Album Reviews

Alistair The Optimist – Alistair The Optimist

(Milk Float) UK release date: 12 December 2011

This project is not just a fulfillment of an ambition to write and record an album (still a substantial creative achievement even in this age of relative ease of access to technology), it also represents a brilliant triumph over physical and emotional limitations. Alistair suffers from Motor Neurone Disease, a degenerative disease that causes progressive loss of mobility in the limbs and which currently remains incurable. This recording is a culmination of Alistair’s desire to record quickly, before the disease prevented him from playing drums. It is also being released in conjunction with an MND Association campaign promoting ‘incurable optimism’ – a more positive presentation of living with this undoubtedly terrible disease.

Alistair is primarily a drummer but, by the time the band gathered together to record this album over a long weekend at Cross Leaze farm studio in August last year, he had already lost some of his strength and mobility. Unable to operate his foot pedals, the group worked together to devise a new set-up that enabled him to play and for the band to record basic tracks live. His bass drum was turned on its side and Alistair played basic, fundamental rhythms using his hands. Finding it difficult to grip conventional drum sticks, he instead used hot-rods, which, as well as having a thicker base, comprise thin tubular strips of wood banded together and create a very different, more rustic sound. This actually adds a great deal of character and feel to the album as a whole, and the live approach to recording has meant that these songs have a great deal of emotion and conviction.

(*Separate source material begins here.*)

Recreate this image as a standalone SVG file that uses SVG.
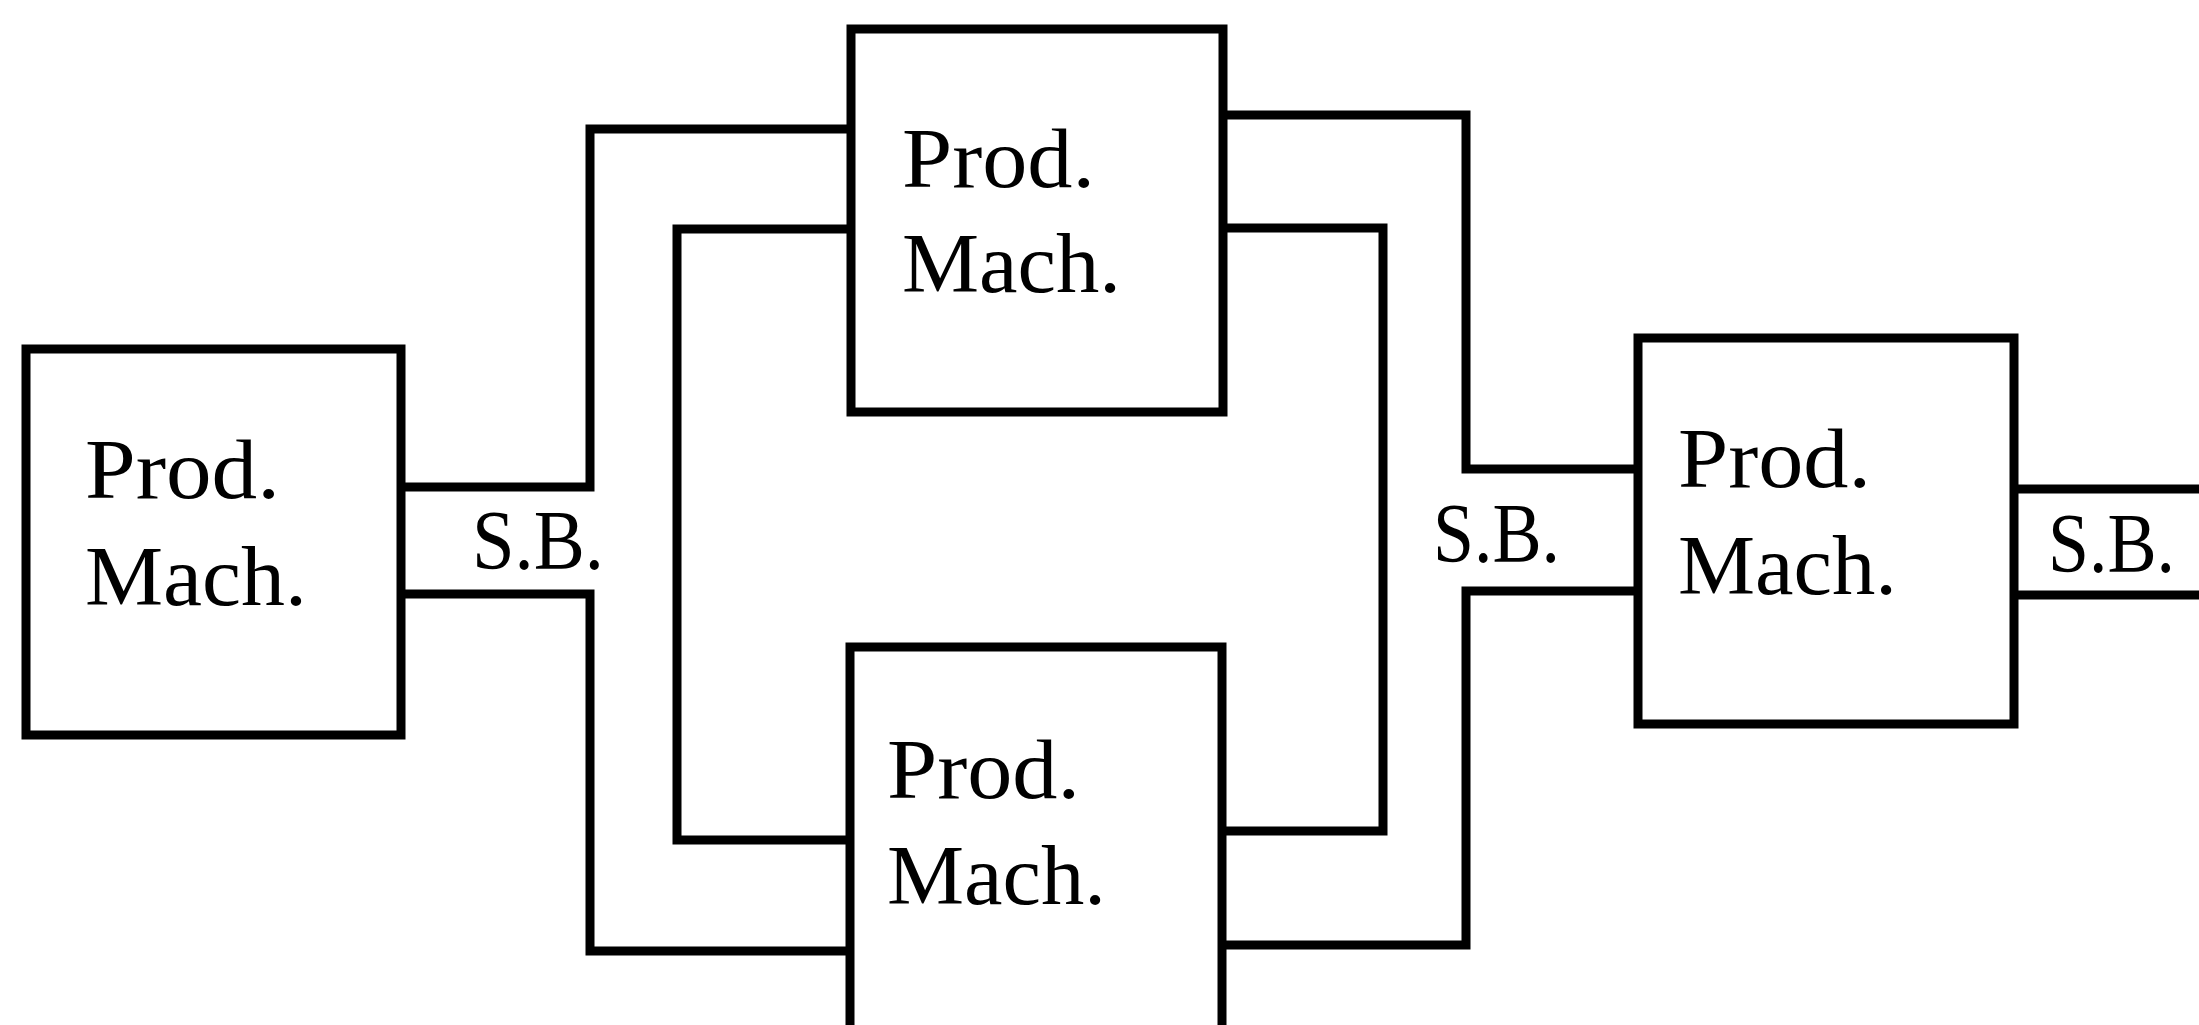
<svg xmlns="http://www.w3.org/2000/svg" width="2199" height="1025" viewBox="0 0 2199 1025">
<style>
.box{fill:#fff;stroke:#000;stroke-width:9;stroke-linejoin:miter}
.con{fill:none;stroke:#000;stroke-width:9;stroke-linejoin:miter;stroke-linecap:square}
text{font-family:"Liberation Serif","Times New Roman",serif;font-size:85px;fill:#000}
</style>
<rect width="2199" height="1025" fill="#fff"/>
<g id="connectors">
<polyline class="con" points="401,487 590,487 590,129 851,129"/>
<polyline class="con" points="401,594 590,594 590,951 850,951"/>
<polyline class="con" points="851,229 677,229 677,840 850,840"/>
<polyline class="con" points="1223,228 1383,228 1383,831 1222,831"/>
<polyline class="con" points="1223,115 1466,115 1466,469 1638,469"/>
<polyline class="con" points="1222,945 1466,945 1466,591 1638,591"/>
<polyline class="con" points="2014,489 2205,489"/>
<polyline class="con" points="2014,595 2205,595"/>
</g>
<g id="sb1"><text x="472" y="569" textLength="132" lengthAdjust="spacingAndGlyphs">S.B.</text></g>
<g id="sb2"><text x="1433" y="562" textLength="127" lengthAdjust="spacingAndGlyphs">S.B.</text></g>
<g id="sb3"><text x="2048" y="572" textLength="127" lengthAdjust="spacingAndGlyphs">S.B.</text></g>
<g id="m1">
<rect class="box" x="26" y="349" width="375" height="386"/>
<text x="85" y="498" textLength="195" lengthAdjust="spacingAndGlyphs">Prod.</text>
<text x="85" y="605" textLength="222" lengthAdjust="spacingAndGlyphs">Mach.</text>
</g>
<g id="m2">
<rect class="box" x="851" y="29" width="372" height="383"/>
<text x="902" y="187" textLength="193" lengthAdjust="spacingAndGlyphs">Prod.</text>
<text x="902" y="292" textLength="219" lengthAdjust="spacingAndGlyphs">Mach.</text>
</g>
<g id="m3">
<rect class="box" x="850" y="647" width="372" height="400"/>
<text x="887" y="798" textLength="193" lengthAdjust="spacingAndGlyphs">Prod.</text>
<text x="887" y="904" textLength="219" lengthAdjust="spacingAndGlyphs">Mach.</text>
</g>
<g id="m4">
<rect class="box" x="1638" y="338" width="376" height="386"/>
<text x="1678" y="487" textLength="193" lengthAdjust="spacingAndGlyphs">Prod.</text>
<text x="1678" y="594" textLength="219" lengthAdjust="spacingAndGlyphs">Mach.</text>
</g>
</svg>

Although the focus of the MND campaign is understandably on Alistair, this is very much a band project, with songs written by various band members, often in collaboration with each other. The songs all share a simplicity, directness and clarity. Although horns and strings have sometimes been overdubbed, there is nothing here that feels extraneous – and it is the sound and feel of the ensemble that primarily makes the music so generous and evocative. It’s straightforward, unassuming music, executed with considerable skill and feeling, that makes a clear virtue of its simplicity. Where there are additions – fiddle, banjo, the backing vocals of New Pornographers‘ Kathryn Calder (who lost her mother to ALS and contacted Alistair after hearing about the campaign), they seem entirely appropriate to their surroundings – enhancement rather than clutter.

The richness and clarity of Alex Moore’s voice, particularly in these largely acoustic settings, seems reminiscent of some of the lusher, forgotten end of nineties British alternative pop – The Unbelievable Truth and Gene are two acts that spring to mind as reference points, particularly on the relaxed, graceful 6/8 lilt of Metal Men. There’s also a maturity and calmness to the overall sound that suggests the influence or arch, sophisticated songwriters such as Chris Difford or Boo Hewerdine.

Knowledge of Alistair’s condition inevitably imbues the songs with a rather different gravitas, not least No One’s familiar descriptions of the unavoidable passage of time (“first your here and then you’re gone”). Nevertheless, in keeping with the theme of the campaign, whilst this music can sometimes be melancholy or reflective, it also has a breeziness and crispness that feels, well, optimistic. So, whilst the opening In The Wake might comprise a litany of disappointments, the final repeated chant (“roll the stone away”) feels like both an acceptance and an affirmation. The defiant triumph in the face of adversity of Nothing To Me Now is also a prime example. The mood of the whole project is neatly encapsulated in the positive closer Survivors.

22% of the proceeds raised from downloads of this album will go to the MND Association, the rest to supporting Alistair’s family. The album has a modest but powerful resonance, however, and the music itself is a contribution that both supports and goes beyond the context of the campaign.